THIS STUDY WAS SENT TO US, we thought you should know what it says.




There were not enough recording sessions due to technology before Runaway Scoring began with sessions in Seattle and Salt Lake City and around the world well over ten years ago.

Scoring for episodic TV using live musicians is almost a thing of the past. Digital sampling and the introduction of Giga Studio have replaced many live instruments for lower budget TV, film and all recordings. Home studios are the norm now, and every composer in LA has one with all the black boxes to record and deliver scores without live players.

The turn around time for episodic TV and Jingles is very short, which does not lend itself to scoring outside of LA, therefore most is done here, with or without live players. The turnaround factor is key in determining if a score for a production is even able to go out of town. Features, TV Movies, Cable Movies, Documentaries, and Records tend to all have longer turn around times, therefore it can be easily planned to score these out of town in advance.

The Internet and Digital Technology have made it possible to record anywhere in the world now. Got a laptop or hard drive with PRO TOOLS? – you can come back with an entire score stored on it.

The Quality of players around the globe is not an issue anymore – great players are everywhere and getting better each time they play a scoring date. Although maybe not the case with Commercial music scoring – i.e.: Jazz, R & B, Pop – LA still the place for crossover music.

The Movie Producers and movie studios are not so concerned with quality – the bottom line is money. The argument that LA is the best place to score doesn’t hold water anymore.

The major motion picture studios sign collective bargaining agreements with the AFM and enjoy non – AFM jobs out of town without any retribution from the AFM. The buck is not stopping on any AFM officer’s desk when a major studio decides to score out of town.

The newer film companies and producers are not concerned with the way contracts used to be. These are “new” business people with options other than the AFM to get scores recorded. They are only utilizing the simple business principles of supply and demand.

The quality of recording facilities around the globe is state of the art.

These Orchestras around the globe are now very aggressively competing for scoring jobs.

Some of these orchestras are working for the same front-end wages as us without benefits and without residuals for most of the recording platforms – except for Eastern Europe, which is typically around 15 dollars per hour per player without benefits and without residuals.

The Secondary Markets Special Payment was fund created in the 60’s when today’s technology did not exit – the only place to score was in LA – times have changed and we have not changed with them. We no longer control the monopoly on scoring sessions – period.

Ignoring global competition can be likened to an Ostrich putting it’s head in the sand – competition is just business and choosing to ignore what’s happening around the globe is absurd.

There are many more musicians that are NOT part of the “recording elite” that are excluded from recording sessions because of sheer LACK of volume of recording work today. These “non-elite” musicians in LA are ready to go to work now. Although, they are all very fearful to speak up because of possible blacklisting by the “recording elite”. The few “elite” sessions that are left seem to be enough to support the “elite” and therefore protection of these sessions from others and of course protection of their residuals is at the top on their list.

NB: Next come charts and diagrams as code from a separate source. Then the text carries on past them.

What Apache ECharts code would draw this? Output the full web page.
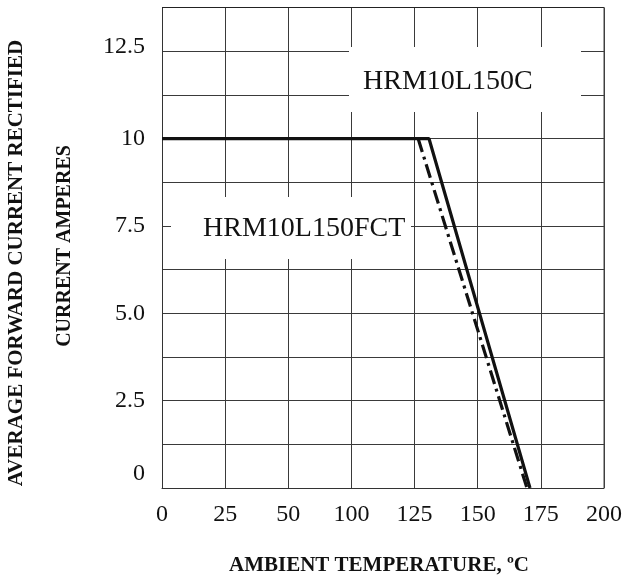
<!DOCTYPE html>
<html>
<head>
<meta charset="utf-8">
<script src="https://cdn.jsdelivr.net/npm/echarts@6/dist/echarts.min.js"></script>
<style>
html,body{margin:0;padding:0;background:#fff;}
#chart{width:632px;height:581px;}
</style>
</head>
<body>
<div id="chart"></div>
<script>
// tick labels of the temperature axis (note: no 75 on the original)
var xTickLabels = [0, 25, 50, 100, 125, 150, 175, 200];
var yTickLabels = ['0', '2.5', '5.0', '7.5', '10', '12.5'];
// HRM10L150C (solid)
var solidTemp = [0, 130.7, 170.7];
var solidCurr = [10, 10, 0];
// HRM10L150FCT (dash-dot)
var dashTemp = [126.4, 169.5];
var dashCurr = [10, 0];

function toAxis(t) {
  for (var i = 0; i < xTickLabels.length - 1; i++) {
    var a = xTickLabels[i], b = xTickLabels[i + 1];
    if (t <= b) return i + (t - a) / (b - a);
  }
  return xTickLabels.length - 1;
}
function pairs(ts, cs) {
  return ts.map(function (t, i) { return [toAxis(t), cs[i]]; });
}

var FONT = 'Liberation Serif';
var chart = echarts.init(document.getElementById('chart'), null, {renderer: 'canvas'});
var grid = {left: 162, right: 28, top: 7.5, bottom: 93};

chart.setOption({
  animation: false,
  backgroundColor: '#fff',
  grid: grid,
  xAxis: {
    type: 'value', min: 0, max: xTickLabels.length - 1, interval: 1,
    axisLine: {show: true, lineStyle: {color: '#333', width: 1}},
    axisTick: {show: false},
    splitLine: {show: true, lineStyle: {color: '#3a3a3a', width: 1}},
    axisLabel: {
      margin: 15, color: '#111', fontFamily: FONT, fontSize: 24,
      formatter: function (v) { return String(xTickLabels[Math.round(v)]); }
    }
  },
  yAxis: {
    type: 'value', min: 0, max: 13.75, interval: 1.25,
    axisLine: {show: true, lineStyle: {color: '#333', width: 1}},
    axisTick: {show: false},
    splitLine: {show: true, lineStyle: {color: '#3a3a3a', width: 1}},
    axisLabel: {
      margin: 17, color: '#111', fontFamily: FONT, fontSize: 24,
      formatter: function (v) {
        var k = v / 2.5;
        if (Math.abs(k - Math.round(k)) > 1e-6) return '';
        var s = yTickLabels[Math.round(k)];
        if (Math.round(k) === 0) return '{lo|' + s + '}';
        if (Math.round(k) === 5) return '{hi|' + s + '}';
        return s;
      },
      rich: {
        lo: {fontFamily: FONT, fontSize: 24, color: '#111', padding: [0, 0, 28, 0]},
        hi: {fontFamily: FONT, fontSize: 24, color: '#111', padding: [0, 0, 8, 0]}
      }
    }
  },
  graphic: [
    {type: 'line', z: 5, shape: {x1: 162, y1: 7.5, x2: 604, y2: 7.5}, style: {stroke: '#222', lineWidth: 1}},
    {type: 'line', z: 5, shape: {x1: 604, y1: 7.5, x2: 604, y2: 488}, style: {stroke: '#444', lineWidth: 1}},
    {type: 'rect', z: 5, shape: {x: 349, y: 47, width: 232, height: 65}, style: {fill: '#fff'}},
    {type: 'text', z: 6, left: 363, top: 68, style: {text: 'HRM10L150C', font: '28px "Liberation Serif"', fill: '#111'}},
    {type: 'rect', z: 5, shape: {x: 171, y: 197, width: 240, height: 62}, style: {fill: '#fff'}},
    {type: 'text', z: 6, left: 203, top: 215, style: {text: 'HRM10L150FCT', font: '28px "Liberation Serif"', fill: '#111'}},
    {type: 'text', z: 6, x: 17, y: 263, rotation: Math.PI / 2,
      style: {text: 'AVERAGE FORWARD CURRENT RECTIFIED', font: 'bold 21px "Liberation Serif"', fill: '#111',
        align: 'center', verticalAlign: 'middle'}},
    {type: 'text', z: 6, x: 65, y: 246, rotation: Math.PI / 2,
      style: {text: 'CURRENT AMPERES', font: 'bold 20px "Liberation Serif"', fill: '#111',
        align: 'center', verticalAlign: 'middle'}},
    {type: 'text', z: 6, x: 379, y: 566,
      style: {text: 'AMBIENT TEMPERATURE, ºC', font: 'bold 21px "Liberation Serif"', fill: '#111',
        align: 'center', verticalAlign: 'middle'}}
  ],
  series: [
    {
      name: 'HRM10L150FCT', type: 'line', z: 3, symbol: 'none',
      data: pairs(dashTemp, dashCurr),
      lineStyle: {color: '#111', width: 3.2, type: [14, 5, 3, 5]}
    },
    {
      name: 'HRM10L150C', type: 'line', z: 4, symbol: 'none',
      data: pairs(solidTemp, solidCurr),
      lineStyle: {color: '#111', width: 3.2, type: 'solid'}
    }
  ]
});
</script>
</body>
</html>
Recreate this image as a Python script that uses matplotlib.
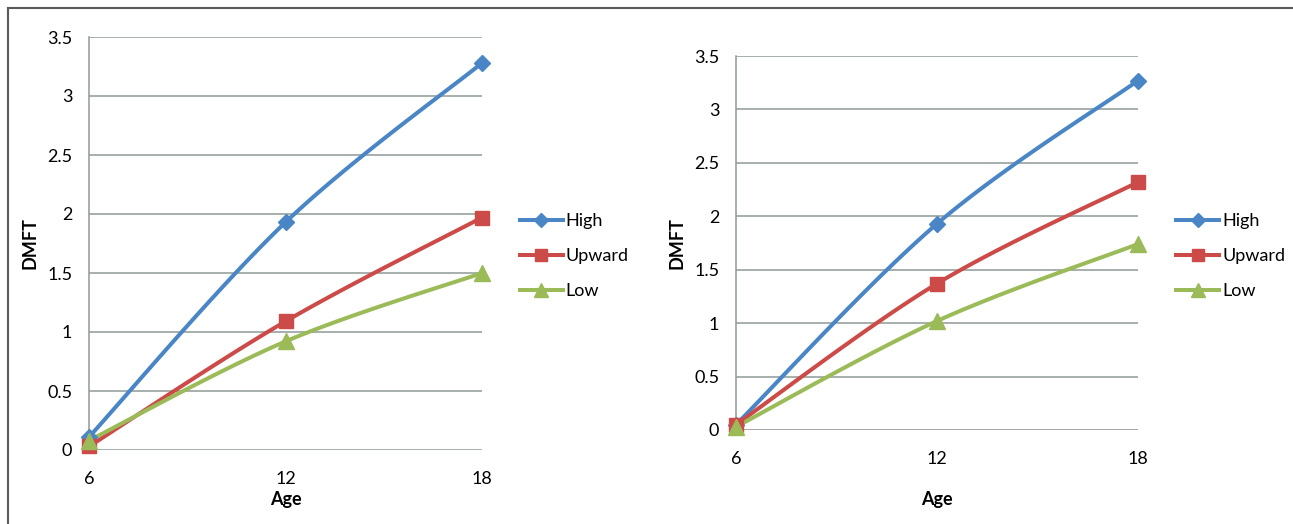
import numpy as np
import matplotlib.pyplot as plt
from matplotlib.lines import Line2D

plt.rcParams['font.family'] = ['Lato', 'DejaVu Sans']

# data
ages = [6, 12, 18]
series = ['High', 'Upward', 'Low']
left_high = [0.11, 1.93, 3.28]
left_upward = [0.03, 1.09, 1.97]
left_low = [0.08, 0.92, 1.50]
right_high = [0.05, 1.93, 3.27]
right_upward = [0.05, 1.37, 2.32]
right_low = [0.03, 1.02, 1.74]

colors = ['#4A86C6', '#CC4B48', '#9BBB59']
markers = ['D', 's', '^']
msizes = [8.5, 10, 11]
grid_col = '#8f9a96'


def smooth(x, y, n=40):
    # Excel style smoothing: catmull-rom as cubic bezier
    x = np.asarray(x, float)
    y = np.asarray(y, float)
    px = np.concatenate([[x[0]], x, [x[-1]]])
    py = np.concatenate([[y[0]], y, [y[-1]]])
    xs, ys = [], []
    t = np.linspace(0, 1, n)
    for i in range(1, len(px) - 2):
        p0 = np.array([px[i], py[i]])
        p3 = np.array([px[i + 1], py[i + 1]])
        c1 = p0 + (np.array([px[i + 1], py[i + 1]]) - np.array([px[i - 1], py[i - 1]])) / 6.
        c2 = p3 - (np.array([px[i + 2], py[i + 2]]) - np.array([px[i], py[i]])) / 6.
        b = (np.outer((1 - t) ** 3, p0) + np.outer(3 * (1 - t) ** 2 * t, c1)
             + np.outer(3 * (1 - t) * t ** 2, c2) + np.outer(t ** 3, p3))
        xs.append(b[:, 0])
        ys.append(b[:, 1])
    return np.concatenate(xs), np.concatenate(ys)


fig = plt.figure(figsize=(12.93, 5.24), dpi=100)

ax1 = fig.add_axes([89 / 1293, 1 - 450 / 524, 393 / 1293, 413 / 524])
ax2 = fig.add_axes([736 / 1293, 1 - 430 / 524, 402 / 1293, 374 / 524])

panels = [
    (ax1, [left_high, left_upward, left_low], 30 / 1293, -0.121, 0.402),
    (ax2, [right_high, right_upward, right_low], 677 / 1293, -0.187, 0.9095),
]

for ax, data, ylab_x, xlab_y, leg_x in panels:
    handles = []
    for vals, name, c, m, ms in zip(data, series, colors, markers, msizes):
        sx, sy = smooth(ages, vals)
        ax.plot(sx, sy, color=c, lw=2.9, solid_capstyle='round', clip_on=False, zorder=3)
        ax.plot(ages, vals, ls='none', marker=m, ms=ms, color=c, mec=c, clip_on=False, zorder=4)
        handles.append(Line2D([], [], color=c, lw=2.9, marker=m, ms=ms - 1, mec=c))
    ax.set_xlim(6, 18)
    ax.set_ylim(0, 3.5)
    ax.set_xticks(ages)
    ax.set_xticklabels([str(a) for a in ages])
    ax.set_yticks(np.arange(0, 3.51, 0.5))
    ax.set_yticklabels(['0', '0.5', '1', '1.5', '2', '2.5', '3', '3.5'])
    ax.tick_params(length=0, labelsize=13, colors='black')
    ax.tick_params(axis='x', pad=15)
    ax.tick_params(axis='y', pad=12)
    ax.grid(axis='y', color=grid_col, lw=1.1)
    ax.set_axisbelow(True)
    for s in ['top', 'right', 'bottom']:
        ax.spines[s].set_visible(False)
    ax.spines['left'].set_color(grid_col)
    ax.spines['left'].set_linewidth(1.1)
    fig.text(ylab_x, 1 - 243 / 524, 'DMFT', rotation=90, ha='center', va='center',
             fontsize=13, fontweight='bold')
    ax.text(0.5, xlab_y, 'Age', transform=ax.transAxes, ha='center', va='center',
            fontsize=13, fontweight='bold')
    fig.legend(handles, series, loc='center left', bbox_to_anchor=(leg_x, 1 - 256 / 524),
               frameon=False, fontsize=13, handlelength=2.4, handletextpad=0.15,
               labelspacing=1.05, borderpad=0, borderaxespad=0)

ax2.axhline(0, color='#a6a6a6', lw=2, zorder=1)

# outer frame lines
fig.add_artist(Line2D([8 / 1293, 1], [1 - 8 / 524, 1 - 8 / 524], color='#5a5a5a', lw=1.5))
fig.add_artist(Line2D([8 / 1293, 8 / 1293], [0, 1 - 8 / 524], color='#5a5a5a', lw=1.5))

fig.savefig('out.png', dpi=100)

THIS IS A BIG DEAL BREAKER: Many composer deals today are “PACKAGE DEALS”. In Translation – “here is your money for all in to score this movie” – and most times at the insistence of the production company the composer is told absolutely “ NO MUSICIANS UNION”!

Many productions are originally slated to be non-union from the beginning because of fears of back end residuals. These productions would stand a chance of becoming union if producers had another option in place that they knew about. Granted, we argue residuals are small, to some producers any residual is a deal breaker for the musicians for scoring. They are choosing to do business that way.

All of the Composers that have scored out of town have had a job to do – deliver music. They are work for hire employees and do what their employers ask them to do. Times have changed and employers dictate the marketplace, not employees. The marketplace is the benchmark for what is happening. The marketplace is telling us what to do very plainly.

If the competition around the globe is offering a comparable quality product or service at the same price or lower without residuals, holding firm to existing AFM agreements with hopes of producers and composers choosing to stay here in order to support LA musicians is just not going to happen.

The RMA has been very instrumental in new recording platforms and efforts for new work opportunities. BUT, if the RMA is the police “watch dog” for the recording arena within the AFM, then on their watch, for well over the last ten years, we have witnessed the flight of work out of town with great losses to all within the AFM. The AFM is supposed to work for the whole body – not just a small special interest group. Only about 20-25% of the RMA membership works consistently in those “elite” sessions, therefore 80-75% of the RMA members are left out in the cold as well.

This study is in no way an attempt to divide the recording musicians and pit them against each other. It is supposed to engage talks within all of the recording music community to arrive at solutions that will bring back the work with every possible recording musician in mind, not just RMA “elite” members.